Now, one last hint: if you make sure the name of your documents are in proper order before you do the PDF-ing, you will not have to worry about their order in the final document. That is, if the names of your files are Joe.tif, Sam.tif, Mary.tif, there's no telling how they will land in your new single PDF. But if you number them, either 01-Sam.tif, 02-Joe.tif, etc. Than their order is secured. Oh, one more on this issue: if you scan into a folder, typically the 2nd item will be auto-numbered. That is noname.tif, noname-2.tif, noname-3.tif, etc. If you remember, it's important to fix the first one and call it noname-1.tif.

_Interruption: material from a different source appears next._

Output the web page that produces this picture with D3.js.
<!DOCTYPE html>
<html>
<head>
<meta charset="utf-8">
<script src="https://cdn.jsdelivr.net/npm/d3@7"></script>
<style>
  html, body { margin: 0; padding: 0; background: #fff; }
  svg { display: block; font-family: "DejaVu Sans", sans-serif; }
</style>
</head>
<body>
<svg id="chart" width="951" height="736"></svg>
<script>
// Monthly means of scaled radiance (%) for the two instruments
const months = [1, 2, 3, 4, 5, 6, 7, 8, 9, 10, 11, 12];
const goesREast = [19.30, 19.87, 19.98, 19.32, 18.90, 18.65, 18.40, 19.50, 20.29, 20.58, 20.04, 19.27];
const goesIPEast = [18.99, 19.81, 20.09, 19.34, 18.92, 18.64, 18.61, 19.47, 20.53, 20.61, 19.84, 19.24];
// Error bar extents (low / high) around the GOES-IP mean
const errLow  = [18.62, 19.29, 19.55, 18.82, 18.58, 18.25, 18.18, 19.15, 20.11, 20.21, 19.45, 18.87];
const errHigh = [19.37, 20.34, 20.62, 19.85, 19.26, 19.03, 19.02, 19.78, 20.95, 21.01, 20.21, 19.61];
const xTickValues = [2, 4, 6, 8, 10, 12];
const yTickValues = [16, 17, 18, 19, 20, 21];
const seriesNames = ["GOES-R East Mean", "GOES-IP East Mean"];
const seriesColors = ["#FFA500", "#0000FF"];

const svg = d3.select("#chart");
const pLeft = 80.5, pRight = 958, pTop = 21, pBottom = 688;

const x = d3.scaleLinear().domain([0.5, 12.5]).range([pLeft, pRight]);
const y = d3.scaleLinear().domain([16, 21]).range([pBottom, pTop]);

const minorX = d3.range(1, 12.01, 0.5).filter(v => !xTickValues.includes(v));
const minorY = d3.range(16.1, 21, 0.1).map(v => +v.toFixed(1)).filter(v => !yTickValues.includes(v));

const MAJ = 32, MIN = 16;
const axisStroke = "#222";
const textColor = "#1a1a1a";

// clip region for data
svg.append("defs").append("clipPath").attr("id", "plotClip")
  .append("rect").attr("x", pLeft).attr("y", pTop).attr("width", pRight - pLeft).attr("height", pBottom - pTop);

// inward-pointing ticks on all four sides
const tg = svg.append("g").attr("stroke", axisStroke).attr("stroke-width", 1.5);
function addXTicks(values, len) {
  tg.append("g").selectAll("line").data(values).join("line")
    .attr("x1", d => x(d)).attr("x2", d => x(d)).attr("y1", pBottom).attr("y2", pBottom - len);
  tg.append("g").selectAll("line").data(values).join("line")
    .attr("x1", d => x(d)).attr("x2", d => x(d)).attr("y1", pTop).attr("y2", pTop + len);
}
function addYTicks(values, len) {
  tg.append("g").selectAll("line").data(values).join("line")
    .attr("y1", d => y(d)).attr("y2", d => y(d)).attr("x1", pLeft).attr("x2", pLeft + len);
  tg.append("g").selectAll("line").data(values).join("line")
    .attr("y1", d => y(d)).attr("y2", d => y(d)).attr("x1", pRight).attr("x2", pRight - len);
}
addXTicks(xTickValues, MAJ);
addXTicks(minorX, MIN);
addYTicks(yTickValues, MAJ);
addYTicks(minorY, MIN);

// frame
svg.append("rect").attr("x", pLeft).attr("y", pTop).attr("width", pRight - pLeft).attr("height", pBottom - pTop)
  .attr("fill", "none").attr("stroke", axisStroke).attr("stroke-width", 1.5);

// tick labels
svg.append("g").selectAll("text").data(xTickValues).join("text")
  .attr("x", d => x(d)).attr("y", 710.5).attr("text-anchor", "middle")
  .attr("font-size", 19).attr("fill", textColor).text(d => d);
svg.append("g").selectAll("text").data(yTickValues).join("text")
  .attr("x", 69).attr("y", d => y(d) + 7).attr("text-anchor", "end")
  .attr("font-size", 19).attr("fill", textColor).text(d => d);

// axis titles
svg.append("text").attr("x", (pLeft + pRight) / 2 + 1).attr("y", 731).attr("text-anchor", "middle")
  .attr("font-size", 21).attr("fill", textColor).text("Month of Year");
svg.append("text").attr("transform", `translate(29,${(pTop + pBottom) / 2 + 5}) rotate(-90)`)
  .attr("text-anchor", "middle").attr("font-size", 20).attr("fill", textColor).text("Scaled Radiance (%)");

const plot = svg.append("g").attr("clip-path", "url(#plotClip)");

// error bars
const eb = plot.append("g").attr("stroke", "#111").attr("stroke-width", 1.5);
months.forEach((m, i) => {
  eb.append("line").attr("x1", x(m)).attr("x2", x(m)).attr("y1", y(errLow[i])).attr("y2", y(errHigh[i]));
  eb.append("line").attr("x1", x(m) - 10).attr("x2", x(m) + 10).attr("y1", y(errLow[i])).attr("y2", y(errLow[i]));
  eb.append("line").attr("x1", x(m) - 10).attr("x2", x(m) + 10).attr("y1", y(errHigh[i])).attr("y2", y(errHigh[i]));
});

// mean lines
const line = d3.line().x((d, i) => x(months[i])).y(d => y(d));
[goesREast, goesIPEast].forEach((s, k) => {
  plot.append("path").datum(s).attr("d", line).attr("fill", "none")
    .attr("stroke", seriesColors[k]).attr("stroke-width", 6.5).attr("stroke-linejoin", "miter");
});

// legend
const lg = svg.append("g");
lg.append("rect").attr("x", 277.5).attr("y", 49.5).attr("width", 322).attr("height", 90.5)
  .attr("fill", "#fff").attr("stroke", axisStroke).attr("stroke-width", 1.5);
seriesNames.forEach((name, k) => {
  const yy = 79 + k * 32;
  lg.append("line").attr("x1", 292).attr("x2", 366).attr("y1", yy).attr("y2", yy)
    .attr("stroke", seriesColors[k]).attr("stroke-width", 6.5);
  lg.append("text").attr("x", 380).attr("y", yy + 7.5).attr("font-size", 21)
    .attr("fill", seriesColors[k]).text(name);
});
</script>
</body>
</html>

Otherwise that first one will be at the end of your combined document.

 

Oh, one last last thing: here's a blog I wrote for Adobe years ago, you might find some scanning tips:

http://photosbycoyne.com/Gary's_Help/Scanning/clean-scanning.html

 

1 reply

gary_sc
Community Expert
gary_scCommunity ExpertCorrect answer
Community Expert
June 9, 2021

In the grand scheme of things it doesn't make a bit of difference.

 

However, let me give you an interesting tip: If you save your documents as pngs or jpgs, and drag that document onto Acrobat, they will be converted into PDFs. And stop. However, if your document is saved as TIFs, and you drag your documents onto Acrobat, they will be converted into PDFs AND OCRed in the same process. 

 

And, if you drag a bunch of TIFs onto Acrobat a window will pop up and ask if you want all of these saved into one document or separate documents — and you can do either one.

 

Now, I state that you can drag them onto the Acrobat icon but you can get the same result if you select either of these options here:

Now, one last hint: if you make sure the name of your documents are in proper order before you do the PDF-ing, you will not have to worry about their order in the final document. That is, if the names of your files are Joe.tif, Sam.tif, Mary.tif, there's no telling how they will land in your new single PDF. But if you number them, either 01-Sam.tif, 02-Joe.tif, etc. Than their order is secured. Oh, one more on this issue: if you scan into a folder, typically the 2nd item will be auto-numbered. That is noname.tif, noname-2.tif, noname-3.tif, etc. If you remember, it's important to fix the first one and call it noname-1.tif. Otherwise that first one will be at the end of your combined document.

 

Oh, one last last thing: here's a blog I wrote for Adobe years ago, you might find some scanning tips:

http://photosbycoyne.com/Gary's_Help/Scanning/clean-scanning.html

 

Inspiring
June 9, 2021

Hi gary_sc, thank you very much for all your tips. I did not know about TIF auto-OCR vs PNG... that's interesting.

 

I did indeed name my files in the right order.

 

I completed a 400 page report following both ways ("Combine and OCR" and "OCR and Combine") and the difference was significant. The former ("Combine and OCR") was 20% smaller than the later. Furthermore, the later gave a "The font 'Times New Roman-Italic-110869' contains bad /Widths" error when going through the PDF, which did not occur with the former.

 

It probably depends on the type of document (ration of images vs text, quality of the individual files, pre-preparation of the files, etc.), but it would seem that combining into one large PDF and OCRing after may not only result in a slightly smaller file for the same final quality, but also avoid strange font errors.